In literature, a metaphysical answer to a physical problem is called a “deus ex machina.” When Greek dramatists couldn’t reasonably reconcile their plot and the moral standard of the day—most commonly Euripides, and most famously his “Medea”—they would write a final scene where a God or Goddess descends from the rafters in a basket and restores the apparent imbalances of the plot. It would be as if in a modern cliffhanger Jesus appears out of a cloud not to save the hero but one of the darker elements in the play. For Euripides, a kind of blindness was necessary in order to live among the social contradictions and moral inequities of ones time. By the time Euripides gave a coherent voice to decadent madness in “The Bacchantes,” (which was only performed after his death), Athens was falling apart.
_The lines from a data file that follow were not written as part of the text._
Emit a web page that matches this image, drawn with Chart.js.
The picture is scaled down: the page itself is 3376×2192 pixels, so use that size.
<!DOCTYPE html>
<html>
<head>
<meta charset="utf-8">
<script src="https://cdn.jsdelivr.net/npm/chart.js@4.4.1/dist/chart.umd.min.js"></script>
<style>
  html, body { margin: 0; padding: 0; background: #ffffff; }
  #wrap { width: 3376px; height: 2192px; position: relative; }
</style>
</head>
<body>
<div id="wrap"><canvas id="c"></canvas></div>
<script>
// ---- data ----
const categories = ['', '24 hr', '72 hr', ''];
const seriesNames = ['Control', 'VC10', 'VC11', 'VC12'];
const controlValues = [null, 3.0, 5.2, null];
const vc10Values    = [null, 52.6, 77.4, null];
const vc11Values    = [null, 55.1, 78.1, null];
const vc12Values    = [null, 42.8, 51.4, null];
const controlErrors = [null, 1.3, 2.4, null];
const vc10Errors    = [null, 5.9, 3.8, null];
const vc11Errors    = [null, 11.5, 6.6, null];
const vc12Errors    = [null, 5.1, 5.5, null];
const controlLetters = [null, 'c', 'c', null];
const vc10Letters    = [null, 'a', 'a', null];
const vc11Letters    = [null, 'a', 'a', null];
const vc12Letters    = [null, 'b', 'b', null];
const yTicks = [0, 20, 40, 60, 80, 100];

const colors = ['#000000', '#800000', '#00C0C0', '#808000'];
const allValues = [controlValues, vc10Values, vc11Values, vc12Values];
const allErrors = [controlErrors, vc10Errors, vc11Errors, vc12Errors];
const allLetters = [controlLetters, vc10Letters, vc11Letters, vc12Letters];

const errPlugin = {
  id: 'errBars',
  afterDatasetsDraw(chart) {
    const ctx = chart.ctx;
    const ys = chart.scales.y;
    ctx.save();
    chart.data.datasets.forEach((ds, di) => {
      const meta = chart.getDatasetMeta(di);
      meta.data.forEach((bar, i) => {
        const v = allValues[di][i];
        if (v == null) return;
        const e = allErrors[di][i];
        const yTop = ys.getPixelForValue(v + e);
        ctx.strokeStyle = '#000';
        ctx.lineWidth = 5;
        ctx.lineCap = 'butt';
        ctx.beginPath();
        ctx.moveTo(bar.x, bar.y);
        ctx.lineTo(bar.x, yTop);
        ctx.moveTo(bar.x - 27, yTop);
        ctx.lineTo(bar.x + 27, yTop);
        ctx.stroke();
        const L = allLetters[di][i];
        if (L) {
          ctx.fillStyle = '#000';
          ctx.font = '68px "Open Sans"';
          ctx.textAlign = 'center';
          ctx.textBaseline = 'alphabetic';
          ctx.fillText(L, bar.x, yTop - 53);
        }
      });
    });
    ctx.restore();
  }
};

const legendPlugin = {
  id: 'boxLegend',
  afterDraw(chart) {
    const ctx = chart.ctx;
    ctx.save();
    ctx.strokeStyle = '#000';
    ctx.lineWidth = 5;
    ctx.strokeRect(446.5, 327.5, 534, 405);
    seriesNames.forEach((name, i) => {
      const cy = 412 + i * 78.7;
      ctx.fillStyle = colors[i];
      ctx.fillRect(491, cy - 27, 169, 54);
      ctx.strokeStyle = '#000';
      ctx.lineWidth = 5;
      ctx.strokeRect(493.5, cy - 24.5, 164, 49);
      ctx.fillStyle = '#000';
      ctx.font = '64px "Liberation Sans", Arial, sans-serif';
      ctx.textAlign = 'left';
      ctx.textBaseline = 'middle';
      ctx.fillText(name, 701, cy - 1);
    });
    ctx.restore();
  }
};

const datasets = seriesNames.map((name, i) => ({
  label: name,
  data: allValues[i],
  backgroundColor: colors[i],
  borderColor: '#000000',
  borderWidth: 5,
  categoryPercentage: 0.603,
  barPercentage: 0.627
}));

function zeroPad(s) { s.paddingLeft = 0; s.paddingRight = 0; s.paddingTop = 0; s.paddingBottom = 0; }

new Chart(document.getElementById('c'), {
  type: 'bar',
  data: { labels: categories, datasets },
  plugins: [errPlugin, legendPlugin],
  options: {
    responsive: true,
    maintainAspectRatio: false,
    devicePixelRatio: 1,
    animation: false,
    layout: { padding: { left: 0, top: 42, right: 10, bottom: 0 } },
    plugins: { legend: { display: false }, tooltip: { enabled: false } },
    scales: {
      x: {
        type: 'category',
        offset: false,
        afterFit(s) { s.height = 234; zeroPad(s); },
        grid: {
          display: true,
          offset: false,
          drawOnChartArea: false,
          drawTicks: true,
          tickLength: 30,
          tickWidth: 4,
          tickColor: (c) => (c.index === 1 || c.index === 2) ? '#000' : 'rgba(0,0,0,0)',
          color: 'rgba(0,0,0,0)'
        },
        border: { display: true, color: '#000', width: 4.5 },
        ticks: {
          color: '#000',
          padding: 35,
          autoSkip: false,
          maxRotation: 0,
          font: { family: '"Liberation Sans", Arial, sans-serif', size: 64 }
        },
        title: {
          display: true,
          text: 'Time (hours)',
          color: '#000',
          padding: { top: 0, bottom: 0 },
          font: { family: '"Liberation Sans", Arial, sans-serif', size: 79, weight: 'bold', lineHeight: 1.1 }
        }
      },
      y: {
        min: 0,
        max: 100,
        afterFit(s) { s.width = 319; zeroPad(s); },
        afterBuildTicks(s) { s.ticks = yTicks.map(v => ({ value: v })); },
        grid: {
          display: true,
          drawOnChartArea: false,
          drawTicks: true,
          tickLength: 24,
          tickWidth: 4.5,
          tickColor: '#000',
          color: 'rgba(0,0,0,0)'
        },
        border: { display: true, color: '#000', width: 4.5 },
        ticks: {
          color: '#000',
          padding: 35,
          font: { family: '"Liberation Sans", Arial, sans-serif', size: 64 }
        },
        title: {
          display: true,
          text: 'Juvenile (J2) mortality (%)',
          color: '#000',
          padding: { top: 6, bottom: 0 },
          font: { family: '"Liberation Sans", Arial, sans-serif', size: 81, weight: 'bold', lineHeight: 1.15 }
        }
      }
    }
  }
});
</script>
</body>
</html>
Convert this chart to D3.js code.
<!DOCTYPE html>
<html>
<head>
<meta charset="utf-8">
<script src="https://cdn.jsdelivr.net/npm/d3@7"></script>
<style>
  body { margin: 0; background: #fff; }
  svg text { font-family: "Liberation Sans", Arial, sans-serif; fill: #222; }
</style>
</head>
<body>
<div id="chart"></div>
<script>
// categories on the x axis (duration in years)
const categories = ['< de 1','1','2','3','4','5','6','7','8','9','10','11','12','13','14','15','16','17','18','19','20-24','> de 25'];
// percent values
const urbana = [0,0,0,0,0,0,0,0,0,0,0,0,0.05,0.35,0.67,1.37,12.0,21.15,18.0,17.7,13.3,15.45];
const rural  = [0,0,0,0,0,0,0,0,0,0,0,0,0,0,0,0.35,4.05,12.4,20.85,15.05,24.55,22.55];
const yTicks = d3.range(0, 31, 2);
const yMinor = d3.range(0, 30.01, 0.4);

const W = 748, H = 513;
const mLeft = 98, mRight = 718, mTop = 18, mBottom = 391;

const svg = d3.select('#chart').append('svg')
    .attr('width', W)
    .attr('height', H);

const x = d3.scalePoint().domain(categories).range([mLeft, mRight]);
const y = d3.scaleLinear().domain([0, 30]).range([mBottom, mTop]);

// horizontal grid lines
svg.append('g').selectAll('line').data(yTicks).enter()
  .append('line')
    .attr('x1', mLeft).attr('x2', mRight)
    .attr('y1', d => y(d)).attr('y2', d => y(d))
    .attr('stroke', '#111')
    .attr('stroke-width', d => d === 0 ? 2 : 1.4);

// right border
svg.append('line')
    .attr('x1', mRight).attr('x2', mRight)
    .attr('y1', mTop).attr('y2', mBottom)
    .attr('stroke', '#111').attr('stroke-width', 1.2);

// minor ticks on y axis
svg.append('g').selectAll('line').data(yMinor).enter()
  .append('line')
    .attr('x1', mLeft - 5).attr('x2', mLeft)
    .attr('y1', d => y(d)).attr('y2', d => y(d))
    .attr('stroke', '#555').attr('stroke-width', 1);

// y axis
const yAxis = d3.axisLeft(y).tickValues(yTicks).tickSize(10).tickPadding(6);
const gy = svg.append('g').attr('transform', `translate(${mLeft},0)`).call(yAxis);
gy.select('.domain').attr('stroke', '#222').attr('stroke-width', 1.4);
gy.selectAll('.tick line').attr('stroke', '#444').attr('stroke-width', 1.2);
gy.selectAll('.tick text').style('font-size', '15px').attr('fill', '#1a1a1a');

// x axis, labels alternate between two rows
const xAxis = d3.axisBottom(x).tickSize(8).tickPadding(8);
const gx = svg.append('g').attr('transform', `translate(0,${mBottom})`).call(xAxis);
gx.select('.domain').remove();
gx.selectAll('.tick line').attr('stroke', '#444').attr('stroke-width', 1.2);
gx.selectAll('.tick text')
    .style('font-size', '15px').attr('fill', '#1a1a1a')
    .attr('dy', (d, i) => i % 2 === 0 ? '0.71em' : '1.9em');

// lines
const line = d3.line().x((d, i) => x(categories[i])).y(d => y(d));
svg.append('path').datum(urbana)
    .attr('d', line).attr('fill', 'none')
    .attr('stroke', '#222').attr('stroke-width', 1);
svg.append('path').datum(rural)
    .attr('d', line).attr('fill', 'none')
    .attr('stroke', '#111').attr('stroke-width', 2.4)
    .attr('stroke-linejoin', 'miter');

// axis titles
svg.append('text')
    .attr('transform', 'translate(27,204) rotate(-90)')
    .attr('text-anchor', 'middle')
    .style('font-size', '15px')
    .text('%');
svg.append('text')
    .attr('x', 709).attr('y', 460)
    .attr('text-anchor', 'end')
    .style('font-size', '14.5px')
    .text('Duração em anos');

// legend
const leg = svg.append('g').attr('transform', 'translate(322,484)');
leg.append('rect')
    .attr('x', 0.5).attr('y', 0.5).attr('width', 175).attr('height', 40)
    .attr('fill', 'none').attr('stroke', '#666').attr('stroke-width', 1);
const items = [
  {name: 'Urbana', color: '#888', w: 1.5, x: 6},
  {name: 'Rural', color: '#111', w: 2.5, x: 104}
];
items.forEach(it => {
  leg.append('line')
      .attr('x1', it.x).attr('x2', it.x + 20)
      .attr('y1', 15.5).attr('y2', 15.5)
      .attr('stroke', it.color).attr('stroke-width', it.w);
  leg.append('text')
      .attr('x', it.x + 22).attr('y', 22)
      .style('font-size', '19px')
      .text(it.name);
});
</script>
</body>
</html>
I’m not sure where Spenser was headed in “The Mutabilite Cantos.” Although it’d be too much out-of-his-time for anything other than God to triumph in the end (and the theology of “The Fairie Queene” is much stricter than the Bible’s), Spenser seems particularly despondent about mutability. He never apparently began the final cantos of the sequence; the ones that would have explained God’s part in all of this.

Thomas Gray, a poet popular during the time of ‘”In Praise of Contented Mind,” was fond of quoting Pindar (but in the original Greek): “Comprehensible to the intelligent; for the world at large needing interpretation.” Sometimes I get the feeling that Spenser is winking at his readers (as Virgil and Homer did before him). At other times I get the feeling that explaining mutability defeated him, and sometimes I get the feeling that in the monologues of The Mutabilitie Cantos he argues a bit too persuasively (as Milton does for the fallen angels in “Paradise Lost”) for the darker side not to have explored it fairly thoroughly on his own.

But how does this fit in with idyllic peasants and the nobility of simplicity, where we began? Ezra Pound was probably pretty close to the truth, as he almost always is in The Cantos, when he says (I’m paraphrasing): “How do we stand it? With a painted paradise at the end of it. Without a painted paradise at the end of it.”